JVC 61-inch HD-ILA HDTV Page 3

When I flipped to a standard-def broadcast, I immediately noted a pincushion effect that I hadn't seen with widescreen programs. The gray bars to either side of the 4:3 image bowed inward halfway up the screen, as though the picture was being pinched at its midpoint. This is an effect of the TV's lens and can't be corrected through adjustments.

On the other hand, whether I was watching 4:3 or widescreen material, the HD-61Z886's individual pixels were all but invisible compared with those of 720p DLP or, especially, LCD TVs - a great benefit for people (including me) who like to sit close. The set's viewing angle is also very wide, so people sitting on the far sides of the couch can expect the same picture quality as someone sitting in the center.
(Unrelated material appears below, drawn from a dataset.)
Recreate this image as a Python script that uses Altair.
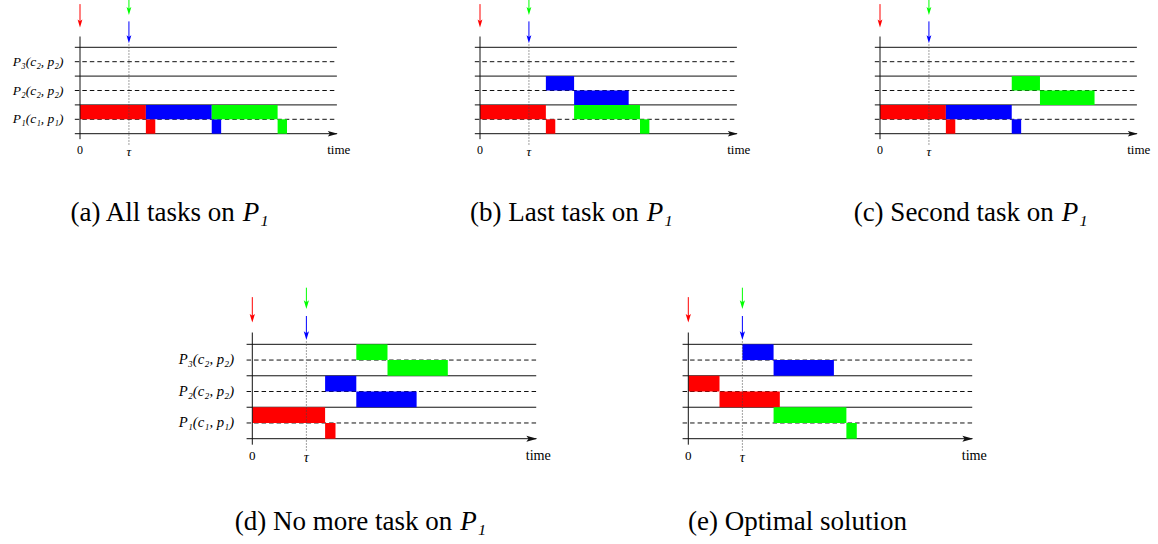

BOTTOM LINE If you've been looking for the brightest RPTV on the market, look no further. With its contrast control maxed-out, the JVC could give you a tan watching the winter Olympics. People who spend a good deal of time viewing movies in darkened rooms will probably prefer DLP and even LCD RPTVs, which can deliver darker blacks and more realistic shadow detail. But for sports fans who fill their weekends watching daytime games in bright sunlit rooms, JVC's HD-61Z886 is pretty hard to beat.

In the Lab
Color temperature (Warm color temperature and Theater Pro mode before/after calibration) Low window (20-IRE) 7,689/6,609 K High window (80-IRE) 7,922/6,469 K Brightness (100-IRE window before/after calibration) 50.1/45.1 ftL

Selecting the Theater Pro mode engages the JVC's Low color-temperature setting, which nonetheless results in a picture that exhibited a relatively high color temperature. After calibration, its grayscale improved, varying by an average of 67° from one end of the scale to the other. (Calibration needs to be performed by a qualified technician, so discuss it with your dealer before purchase, or call the Imaging Science Foundation at 561-997-9073.)

Peak brightness before calibration was a relatively low 50.1 ftL because the HDMI input defaults to a low contrast setting. I measured a blazing 125 ftL with contrast at maximum, which still did not cause a loss of detail in whites. High-def and standard-def color decoding were good for red and significantly off for green (-15%), which was occasionally apparent in program material. Test patterns revealed that the JVC couldn't resolve every line of a 720p image regardless of input, but that's not uncommon in 720p RPTVs. The image was sharper using the HDMI input, and sharper yet using the FireWire input.

Geometry was marred by a pincushion effect with nonwidescreen programs, and red and green fringing was visible on convergence test patterns. Black-level retention was poor - blacks became brighter when other areas of the picture increased in brightness. - D.K.